The prosecutor of the International Criminal Court is the officer of the International Criminal Court whose duties include the investigation and prosecution of the crimes under the jurisdiction of the International Criminal Court, namely genocide, crimes against humanity and war crimes as well as the crime of aggression.

The current prosecutor is Karim Khan, who was elected on 12 February 2021 and took office on 16 June 2021. His predecessor was Fatou Bensouda, who served from 15 June 2012 until 15 June 2021.

List of prosecutors of the International Criminal Court

Elections of the prosecutor 

The first election of the prosecutor took place on 21 April 2003, during the second resumption of the first session of the Assembly of States Parties in New York.

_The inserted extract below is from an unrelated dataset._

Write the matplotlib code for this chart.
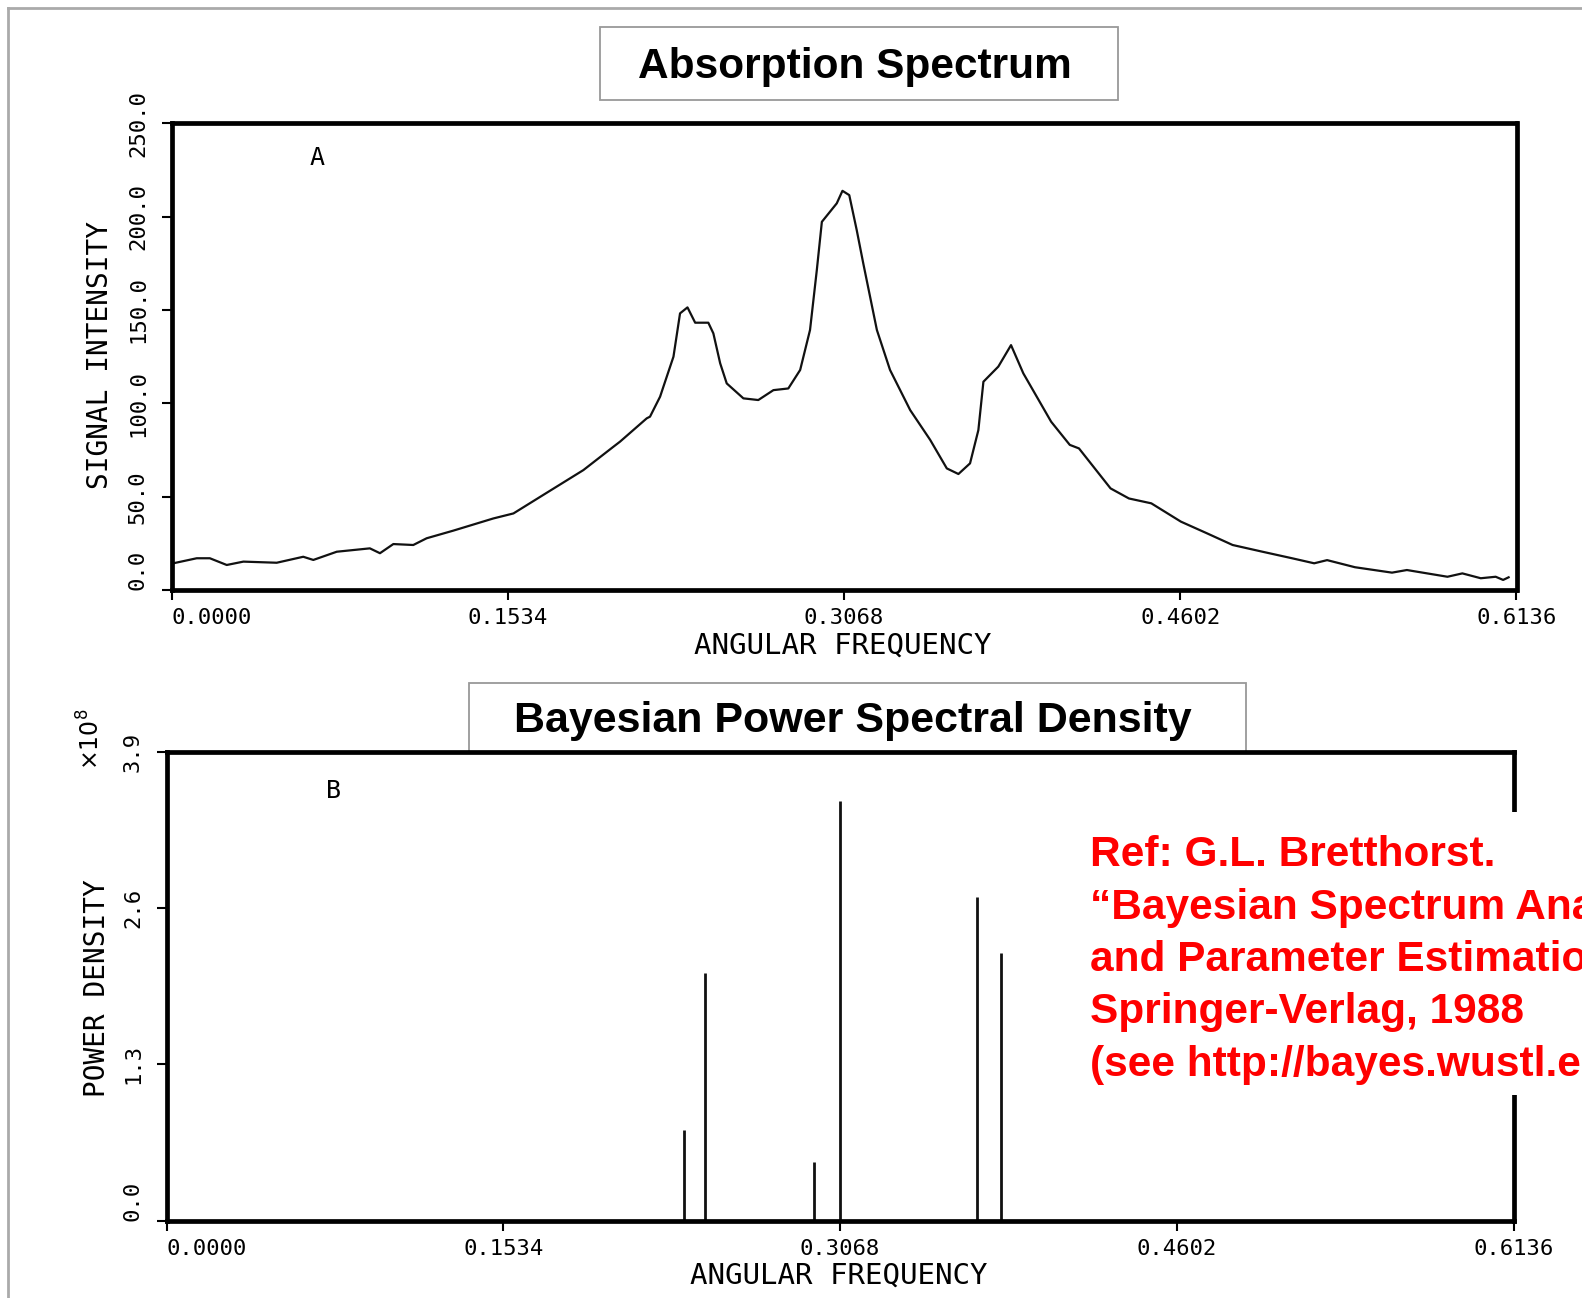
import matplotlib.pyplot as plt
from matplotlib.patches import Rectangle
from matplotlib.lines import Line2D

# Panel A: absorption spectrum
freq_a = [0.0008, 0.0115, 0.0175, 0.0252, 0.0328, 0.0480, 0.0601, 0.0647, 0.0754, 0.0905,
          0.0951, 0.1012, 0.1103, 0.1164, 0.1286, 0.1468, 0.1560, 0.1696, 0.1879, 0.2016,
          0.2046, 0.2168, 0.2183, 0.2229, 0.2244, 0.2290, 0.2320, 0.2354, 0.2389, 0.2449,
          0.2472, 0.2503, 0.2533, 0.2609, 0.2677, 0.2746, 0.2814, 0.2868, 0.2913, 0.2944,
          0.2967, 0.3035, 0.3061, 0.3092, 0.3126, 0.3156, 0.3218, 0.3278, 0.3370, 0.3461,
          0.3537, 0.3590, 0.3643, 0.3681, 0.3704, 0.3772, 0.3830, 0.3886, 0.4013, 0.4098,
          0.4140, 0.4284, 0.4368, 0.4470, 0.4605, 0.4723, 0.4841, 0.4977, 0.5112, 0.5213,
          0.5272, 0.5399, 0.5568, 0.5636, 0.5821, 0.5889, 0.5973, 0.6041, 0.6075, 0.6100]
intensity = [14.4, 17.1, 17.1, 13.5, 15.3, 14.7, 17.9, 16.2, 20.6, 22.4,
             19.8, 24.7, 24.2, 27.8, 31.9, 38.4, 41.1, 51.0, 64.3, 76.8,
             79.5, 92.0, 92.9, 103.6, 108.9, 125.0, 148.2, 151.4, 143.2, 143.2,
             137.5, 121.5, 110.7, 102.7, 101.8, 107.1, 108.0, 117.9, 139.3, 171.4,
             197.2, 207.1, 213.8, 211.5, 192.8, 174.9, 139.3, 117.9, 96.4, 80.5,
             65.2, 62.2, 67.9, 85.7, 111.6, 119.7, 131.2, 116.1, 90.2, 77.8,
             75.9, 54.5, 49.1, 46.5, 36.7, 30.5, 24.2, 20.6, 17.1, 14.4,
             16.1, 12.3, 9.4, 10.8, 7.2, 9.0, 6.4, 7.2, 5.5, 6.9]

# Panel B: Bayesian power spectral density lines (units of 1e8)
freq_b = [0.2359, 0.2453, 0.2951, 0.3068, 0.3691, 0.3801]
power = [0.755, 2.057, 0.491, 3.493, 2.695, 2.224]

xticks = [0.0, 0.1534, 0.3068, 0.4602, 0.6136]
xticklabels = ['0.0000', '0.1534', '0.3068', '0.4602', '0.6136']
yticks_a = [0, 50, 100, 150, 200, 250]
yticklabels_a = ['0.0', '50.0', '100.0', '150.0', '200.0', '250.0']
yticks_b = [0.0, 1.3, 2.6, 3.9]
yticklabels_b = ['0.0', '1.3', '2.6', '3.9']

W, H = 1582, 1298
fig = plt.figure(figsize=(W / 100, H / 100), dpi=100)
mono = 'DejaVu Sans Mono'
sans = 'Liberation Sans'


def style_axes(ax, yticks, yticklabels):
    for sp in ax.spines.values():
        sp.set_linewidth(3.4)
        sp.set_color('black')
    ax.set_xlim(0, 0.6136)
    ax.set_xticks(xticks)
    ax.set_xticklabels(xticklabels, family=mono, fontsize=16)
    ax.set_yticks(yticks)
    ax.set_yticklabels(yticklabels, family=mono, fontsize=16, rotation=90, va='center')
    ax.tick_params(axis='x', direction='out', length=7, width=1.5, pad=6)
    ax.tick_params(axis='y', direction='out', length=7, width=1.5, pad=10)
    ax.get_xticklabels()[0].set_horizontalalignment('left')
    ax.get_yticklabels()[0].set_verticalalignment('bottom')


# ---- panel A
ax1 = fig.add_axes([171.5 / W, 1 - 590.2 / H, 1345 / W, 467 / H])
ax1.plot(freq_a, intensity, color='#111111', lw=1.6)
ax1.set_ylim(0, 250)
style_axes(ax1, yticks_a, yticklabels_a)
ax1.set_xlabel('ANGULAR FREQUENCY', family=mono, fontsize=21)
ax1.xaxis.set_label_coords(0.499, -0.088)
ax1.set_ylabel('SIGNAL INTENSITY', family=mono, fontsize=20)
ax1.yaxis.set_label_coords(-0.043, 0.504)
ax1.text(0.108, 0.925, 'A', transform=ax1.transAxes, family=mono, fontsize=18,
         ha='center', va='center')

# ---- panel B
ax2 = fig.add_axes([166.5 / W, 1 - 1220.8 / H, 1347 / W, 469.2 / H])
ax2.vlines(freq_b, 0, power, color='#111111', lw=2)
ax2.set_ylim(0, 3.9)
style_axes(ax2, yticks_b, yticklabels_b)
ax2.set_xlabel('ANGULAR FREQUENCY', family=mono, fontsize=21)
ax2.xaxis.set_label_coords(0.499, -0.088)
ax2.set_ylabel('POWER DENSITY', family=mono, fontsize=20)
ax2.yaxis.set_label_coords(-0.041, 0.495)
ax2.text(0.124, 0.915, 'B', transform=ax2.transAxes, family=mono, fontsize=18,
         ha='center', va='center')
fig.text(91 / W, 1 - 739 / H, r'$\times10^{8}$', rotation=90, fontsize=17,
         ha='center', va='center')

# ---- title boxes
fig.add_artist(Rectangle((600 / W, 1 - 100 / H), 518 / W, 73 / H, transform=fig.transFigure,
                         fill=False, edgecolor='#999999', lw=1.3))
fig.text(855 / W, 1 - 67 / H, 'Absorption Spectrum', family=sans, fontweight='bold',
         fontsize=30.5, ha='center', va='center')
fig.add_artist(Rectangle((469 / W, 1 - 752 / H), 777 / W, 69 / H, transform=fig.transFigure,
                         facecolor='white', edgecolor='#999999', lw=1.3, zorder=0))
fig.text(853 / W, 1 - 721 / H, 'Bayesian Power Spectral Density', family=sans,
         fontweight='bold', fontsize=31, ha='center', va='center')

# outer frame of the scan
fig.add_artist(Line2D([8 / W, 1], [1 - 8 / H, 1 - 8 / H], transform=fig.transFigure,
                      color='#aaaaaa', lw=2))
fig.add_artist(Line2D([8 / W, 8 / W], [0, 1 - 8 / H], transform=fig.transFigure,
                      color='#aaaaaa', lw=2))

# reference note over the lower panel
fig.add_artist(Rectangle((1064 / W, 1 - 1095 / H), (W - 1064) / W, 283 / H,
                         transform=fig.transFigure, facecolor='white', edgecolor='none',
                         zorder=5))
ref_lines = ['Ref: G.L. Bretthorst.',
             '\u201cBayesian Spectrum Analysis',
             'and Parameter Estimation\u201d',
             'Springer-Verlag, 1988',
             '(see http://bayes.wustl.edu)']
for i, line in enumerate(ref_lines):
    fig.text(1090 / W, 1 - (866.3 + 52.4 * i) / H, line, family=sans, fontweight='bold',
             fontsize=30.5, color='#ff0000', ha='left', va='baseline', zorder=6)

fig.savefig('out.png', dpi=100)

The only official candidate was Luis Moreno Ocampo. Moreno Ocampo was elected with 78 votes with no votes against and no abstentions. Nine states parties did not vote.

The second election of the prosecutor took place during the tenth session of the Assembly of States Parties in New York on 12 December 2011. A Search Committee was established which received 52 communications regarding a new prosecutor. In the end, the states parties achieved consensus to elect the then-deputy prosecutor, Fatou Bensouda from the Gambia, as the new prosecutor. She was elected by acclamation.

The third election of the prosecutor took place during the second resumed nineteenth session of the Assembly of States Parties in New York on 12 February 2021. In its second ballot, the Assembly of States Parties elected Karim Ahmad Khan with 72 votes, surpassing the majority requirement of 62. The other three candidates were Carlos Castresana Fernández (Spain), Francesco Lo Voi (Italy) and Fergal Gaynor (Ireland).